Ils n’admettront plus, et le soldat vainqueur pas davantage, la pensée qu’un revirement quelconque dans le cours des événemens puisse se produire.


« Chaque jour, c’est une nouvelle victoire : Liège, Namur, Dinant, Morhange, Charleroi. Après chaque dépêche officielle, le bourgeois allemand repérait les noms sur sa carte et accrochait un drapeau à sa fenêtre. Dans les campagnes, on sonnait les cloches pour convoquer les paysans à la lecture du bulletin. A Berlin, un dimanche soir, les agens de police du district du centre se chargèrent de communiquer au public une glorieuse dépêche survenue après la lecture des journaux. Dans une automobile militaire, un officier remonta l’avenue des Tilleuls en criant la nouvelle à la foule. Les sergens de ville de garde, auprès des stations de tramways, l’annoncèrent dans toutes les voitures qui remontaient pesamment chargées vers les faubourgs populeux. En peu de temps, tout Berlin la connut et, malgré l’heure tardive, illumina et pavoisa.

« Ce furent des journées folles. Les Allemands les plus présomptueux n’avaient jamais osé penser que leur patrie était aussi puissante [1]... »


Donc, toute l’Allemagne répète : « Gloire au peuple allemand, gloire aux armées allemandes qui sont le peuple en armes et en marche ! Quand elles tombent sur le monde, elles le frappent d’épouvante et il n’a qu’à ramper à leurs pieds... »

Cette conviction de la supériorité fatidique des armes allemandes est telle qu’elle se glisse jusque chez l’adversaire, et le professeur E.-H. Baïer, chargé de l’apologétique de la guerre dans son Volkerkrieg, emprunte au Times ce tableau des phalanges allemandes se jetant, irrésistibles, au combat :


« Les commandans allemands portaient leurs troupes en avant, comme si elles avaient une inépuisable provision de bravoure.
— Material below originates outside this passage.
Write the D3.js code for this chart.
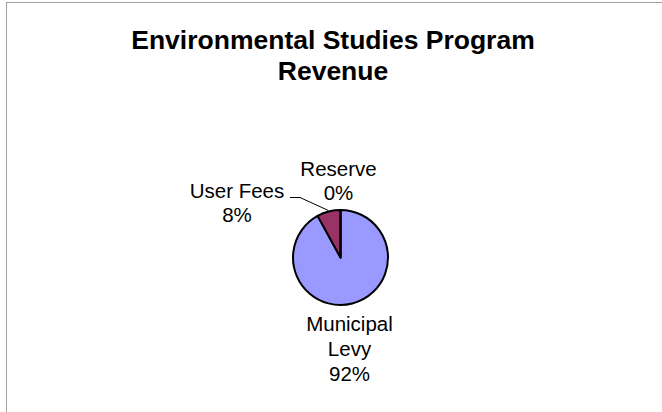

Les soldats vont au combat en sections profondes fortement ramassées, en rangs serrés ; ils ne se préoccupent pas de chercher des abris ; ils marchent droit devant eux à l’assaut, dès que l’artillerie a ouvert le feu. Que les ennemis soient à découvert ou dans une région vallonnée

  1. *** L’esprit public en Allemagne. Les Victoires d’août, dans le Correspondant du 25 février 1915, p. 566.